Moreover the production of emoticons and applications for smartphones is essentially cut off from the millions of creative young Koreans who use those phones. High school students cannot easily design emoticons and sell them to each other, or to other young people around the world. College students cannot get easy financing to create new social network programs that can go beyond applications like Facebook in terms of flexibility and creativity, thus allowing our youth to build a robust and dynamic cyberspace throughout the region of East Asia. The production of smartphones themselves has less and less to do with Korea (as factories are built around the world) but the culture that flows through those smartphones should be made by the youth of Korea directly.

But most importantly, we must think about how smartphones impact our society when we make them and sell them. These devices offer tremendous new potential, but only if we create a healthy culture for the use of smartphones. If our young people use smartphones as a means of communicating with each other on critical issues, as a tool for building networks that address political, social, environmental and economic issues of our age, then smartphones can be a great asset.

But if youth spend their days playing video games and chatting with each other about meaningless matters, then we would be better off if we limit the use of smartphones by people under the age of 18. We cannot let the misuse of this technology destroy the creative potential of the next generation just so that we can make short-term profits. The primary purpose of smartphones should be to offer meaningful education, ethical principles and a sense of community to young people so that we can inspire them to build a better cyberspace for the future.

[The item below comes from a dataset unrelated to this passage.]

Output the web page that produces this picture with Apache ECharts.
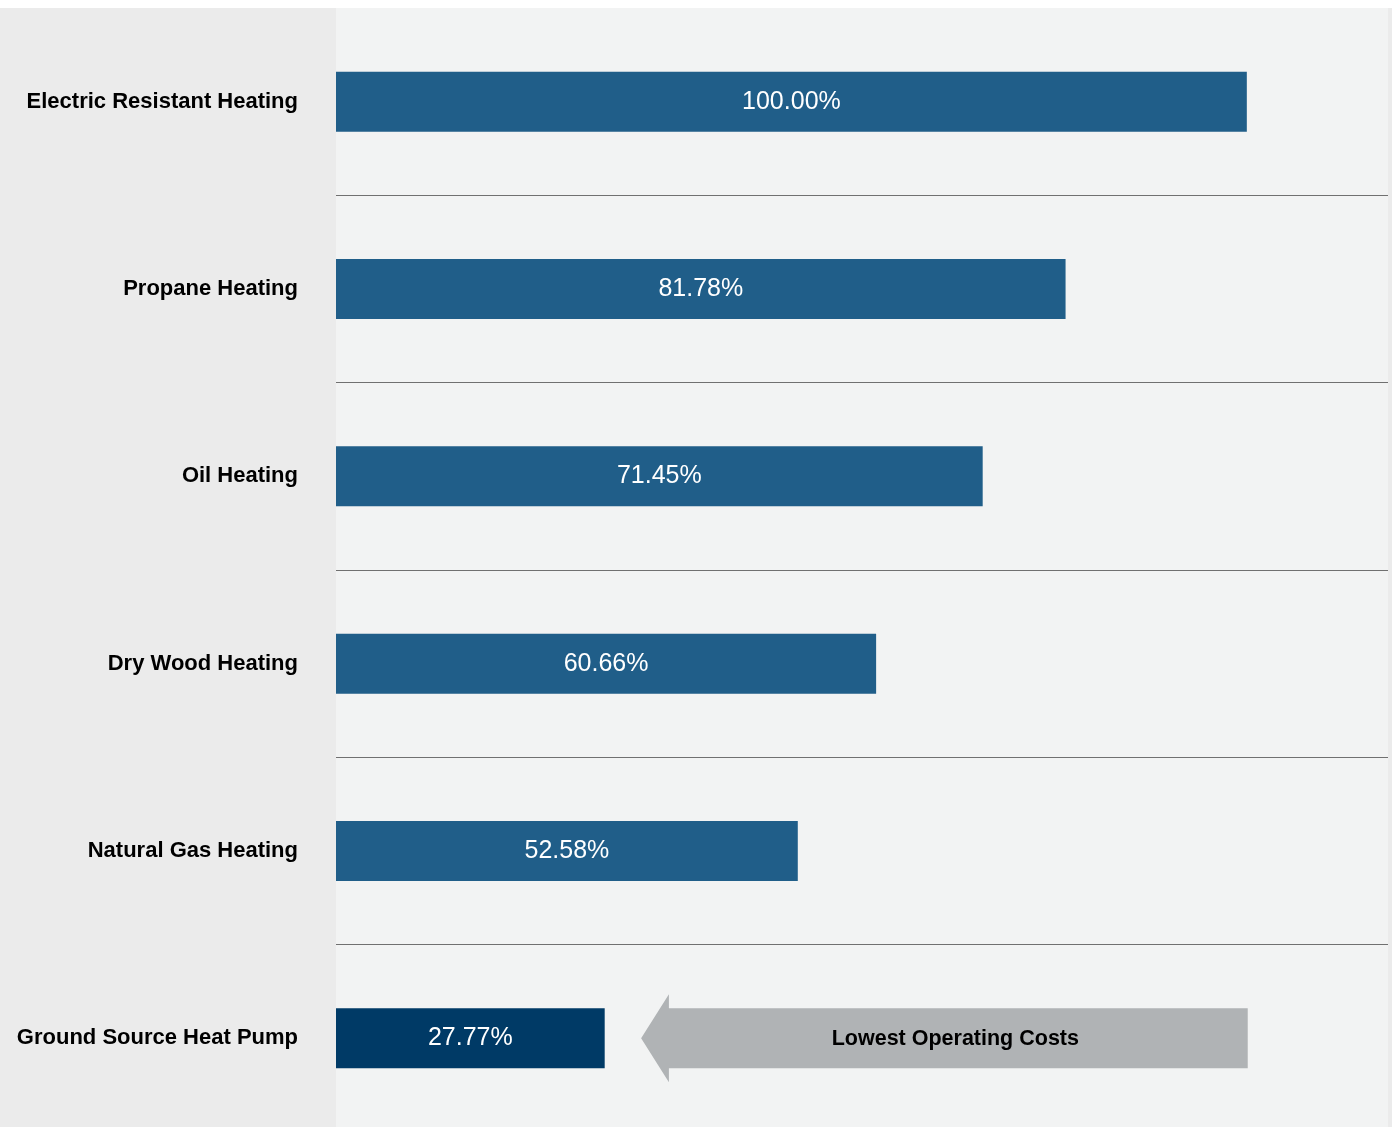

It is more important to create a healthy and creative culture for smartphones than to develop new technologies. We need a culture in which their use is defined by some larger project that is a contribution to society, or an artistic expression, that lifts up the youth who use this technology. I have seen no indication of a larger meaning to smartphones other than having fun and consuming.

We need to think about how meditation and breathing exercises can be integrated into the use of the smartphone so that users can use that technology effectively without falling into repetitive patterns that can be damaging to concentration. Research indicates that without a proper alternation between meditation and deep breathing and time online, users become more passive and even obsessive in their behavior. We need to focus on making the use of smartphones a positive part of a citizen’s role in society. And we can only do so if the user sees himself not just as a customer, but as a citizen who has responsibilities and obligations to create a vital online society.

If Korea wishes to stay on top in smartphones, we must think beyond the devices themselves and consider how Korea will create the art, the literature and the common community that will inhabit the cyberspace to which those phones act as portals. If we cannot imagine how Korea will go beyond the device, to create a positive global culture, then I fear that the smartphone craze we see in Korea today will be but another golden opportunity that Koreans will let slip out of their hands.


*The author is an associate professor at the College of International Studies at Kyung Hee University.